Uma das mais importantes contribuições dos romanos para o direito e a para a política, foi terem desenvolvido o conceito de direito privado que regulava os direitos das famílias, da propriedade privada, dos contratos e testamentos entre os membros da sociedade romana.

Estabeleceram deste modo, uma distinção entre:
– Domínio Público: no que diz respeito ao Estado;
– Domínio Privado: no que diz respeito à vida das famílias e dos indivíduos e só estes têm competências para intervir.

Esta distinção  foi desenvolvida ao longo da Idade Moderna, quando os estados modernos se começaram a afirmar na Europa, ou seja, adquire uma enorme importância a partir do século XVII.

No século XVIII, com o Iluminismo, o sentido de esfera pública ampliou-se, vindo-se a consolidar com as revoluções americana e francesa, com a institucionalização de certos direitos políticos e civis e com a constituição do sistema judiciário para mediar os conflitos.

No fundo, o Iluminismo veio tentar o equilíbrio entre o público e o privado, apesar de não existir  em toda a sua plenitude uma noção de espaço privado, mas sim, de espaço público, definido como um espaço de cultura criado pelos homens, ficando o espaço privado destinado à componente família como parte da condição humana e do estado natureza.

Contra as interferências dos Estados na vida dos cidadãos, vários filósofos defenderam claras delimitações entre o que é do domínio público e aquilo que é do domínio privado, com especial destaque para John Locke.

O domínio público é tudo aquilo que afecte directamente outros cidadãos. O domínio privado é, no fundo, a matéria de consciência de cada um, como por ex.; as crenças religiosas, mas também, aquilo que decorra fora do olhar dos restantes cidadãos e não tenha para os mesmos qualquer implicação.

No domínio público, os cidadãos começam também a construir o seu próprio espaço distinto daquele que está sob a alçada do Estado. Trata-se de um espaço onde são debatidas as questões públicas e se vai formando uma Opinião Pública capaz de influenciar as decisões que são tomadas pelos Estados.

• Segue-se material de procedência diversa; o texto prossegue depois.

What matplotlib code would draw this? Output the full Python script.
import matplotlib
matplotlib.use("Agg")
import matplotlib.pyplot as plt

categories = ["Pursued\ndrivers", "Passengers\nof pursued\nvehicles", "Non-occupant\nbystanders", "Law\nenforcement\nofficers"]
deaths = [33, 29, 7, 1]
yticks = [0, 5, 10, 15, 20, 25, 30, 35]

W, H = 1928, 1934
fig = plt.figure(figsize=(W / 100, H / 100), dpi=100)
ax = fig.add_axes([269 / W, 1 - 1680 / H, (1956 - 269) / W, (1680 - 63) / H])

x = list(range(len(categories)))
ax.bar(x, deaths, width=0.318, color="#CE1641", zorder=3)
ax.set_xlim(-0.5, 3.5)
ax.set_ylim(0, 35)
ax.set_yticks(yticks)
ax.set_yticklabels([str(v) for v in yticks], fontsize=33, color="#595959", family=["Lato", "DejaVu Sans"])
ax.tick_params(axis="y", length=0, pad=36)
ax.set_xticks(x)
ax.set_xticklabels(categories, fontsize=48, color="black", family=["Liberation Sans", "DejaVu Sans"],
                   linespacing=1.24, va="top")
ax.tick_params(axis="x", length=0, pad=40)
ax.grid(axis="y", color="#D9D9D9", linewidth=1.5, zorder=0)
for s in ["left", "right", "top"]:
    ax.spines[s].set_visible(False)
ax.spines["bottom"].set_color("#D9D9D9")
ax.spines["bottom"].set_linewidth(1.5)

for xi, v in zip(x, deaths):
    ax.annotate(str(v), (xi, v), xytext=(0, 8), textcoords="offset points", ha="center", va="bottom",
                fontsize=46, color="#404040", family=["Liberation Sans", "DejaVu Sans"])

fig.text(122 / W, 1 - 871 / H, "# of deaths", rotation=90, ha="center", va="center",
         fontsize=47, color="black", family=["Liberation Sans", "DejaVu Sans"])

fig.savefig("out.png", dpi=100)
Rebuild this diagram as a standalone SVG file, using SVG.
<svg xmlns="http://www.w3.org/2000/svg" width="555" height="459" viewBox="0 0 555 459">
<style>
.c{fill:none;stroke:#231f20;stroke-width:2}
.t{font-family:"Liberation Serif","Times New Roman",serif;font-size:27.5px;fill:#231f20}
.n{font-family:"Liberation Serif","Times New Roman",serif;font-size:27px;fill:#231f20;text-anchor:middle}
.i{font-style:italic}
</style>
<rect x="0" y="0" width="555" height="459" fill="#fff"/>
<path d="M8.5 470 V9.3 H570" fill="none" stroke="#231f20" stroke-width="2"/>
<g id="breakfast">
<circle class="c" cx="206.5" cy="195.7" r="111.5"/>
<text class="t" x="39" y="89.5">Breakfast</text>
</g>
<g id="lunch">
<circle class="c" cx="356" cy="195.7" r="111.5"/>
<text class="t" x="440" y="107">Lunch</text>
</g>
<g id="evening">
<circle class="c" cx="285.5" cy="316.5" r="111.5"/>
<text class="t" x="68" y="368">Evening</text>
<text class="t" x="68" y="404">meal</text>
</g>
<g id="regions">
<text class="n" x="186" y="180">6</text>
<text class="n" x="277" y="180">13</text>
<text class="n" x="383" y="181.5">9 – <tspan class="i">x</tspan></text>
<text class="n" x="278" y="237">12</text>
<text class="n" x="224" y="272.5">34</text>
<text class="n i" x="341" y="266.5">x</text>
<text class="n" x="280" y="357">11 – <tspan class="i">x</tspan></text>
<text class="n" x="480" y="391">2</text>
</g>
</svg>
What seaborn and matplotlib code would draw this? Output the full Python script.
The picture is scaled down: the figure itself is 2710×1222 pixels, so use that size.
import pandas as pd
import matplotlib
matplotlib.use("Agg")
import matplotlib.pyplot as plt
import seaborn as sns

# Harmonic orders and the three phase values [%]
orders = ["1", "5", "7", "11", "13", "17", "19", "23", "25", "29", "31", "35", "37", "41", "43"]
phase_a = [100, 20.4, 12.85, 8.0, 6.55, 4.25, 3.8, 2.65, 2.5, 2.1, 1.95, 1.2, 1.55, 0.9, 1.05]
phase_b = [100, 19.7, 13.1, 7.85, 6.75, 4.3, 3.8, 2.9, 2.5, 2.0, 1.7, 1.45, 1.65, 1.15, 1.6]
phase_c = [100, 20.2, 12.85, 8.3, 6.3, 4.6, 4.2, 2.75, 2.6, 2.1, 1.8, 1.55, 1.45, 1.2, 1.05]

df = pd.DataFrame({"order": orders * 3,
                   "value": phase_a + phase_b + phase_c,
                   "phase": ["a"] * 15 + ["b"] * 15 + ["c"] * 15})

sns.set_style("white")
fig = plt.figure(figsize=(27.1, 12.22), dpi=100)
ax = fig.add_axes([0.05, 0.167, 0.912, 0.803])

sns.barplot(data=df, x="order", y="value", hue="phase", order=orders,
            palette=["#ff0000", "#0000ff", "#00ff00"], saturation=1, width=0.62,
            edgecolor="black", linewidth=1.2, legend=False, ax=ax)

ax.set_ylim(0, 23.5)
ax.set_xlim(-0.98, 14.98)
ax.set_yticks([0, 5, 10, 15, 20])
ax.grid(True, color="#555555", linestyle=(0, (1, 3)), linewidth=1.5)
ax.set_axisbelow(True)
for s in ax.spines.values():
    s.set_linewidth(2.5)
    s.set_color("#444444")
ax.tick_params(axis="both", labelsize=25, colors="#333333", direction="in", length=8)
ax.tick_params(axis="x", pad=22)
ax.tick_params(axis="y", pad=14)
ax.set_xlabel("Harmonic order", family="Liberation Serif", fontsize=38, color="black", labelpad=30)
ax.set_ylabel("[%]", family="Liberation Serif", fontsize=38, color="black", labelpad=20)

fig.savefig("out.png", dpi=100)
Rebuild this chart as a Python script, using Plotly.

Os debates nas praças públicas e nos cafés, mas também, os que ocorriam nos jornais, tiveram assim, um papel fundamental na criação de um espaço público democrático, intermediário no processo relacional entre a sociedade e o Estado. Foi neles que surgiram os movimentos políticos que impulsionaram as grandes revoluções democráticas que desde o início do século XVIII, foram alterando progressivamente os regimes na Europa e no mundo.

A grande actividade no espaço público no século XVIII foi substituída, no século seguinte, pela emergência da sociedade do espectáculo, da especulação e do consumo, onde o cidadão começa a ter uma postura de mero espectador de cariz passivo em que, a personalidade passou a diferenciar os indivíduos entre si, desenvolvendo-se a performance do eu, exigindo um maior auto-controlo na vida social, uma repressão de sentimentos e de emoções.

O espaço deixado na esfera pública pelo cidadão, aliás empurrado dali para fora, começa a ser ocupado por interesses privados protagonizados pelas grandes corporações, vindo as funções do Estado a expandirem-se no domínio privado. Jurgen Habermas define este período como a “refeudalização” da esfera pública.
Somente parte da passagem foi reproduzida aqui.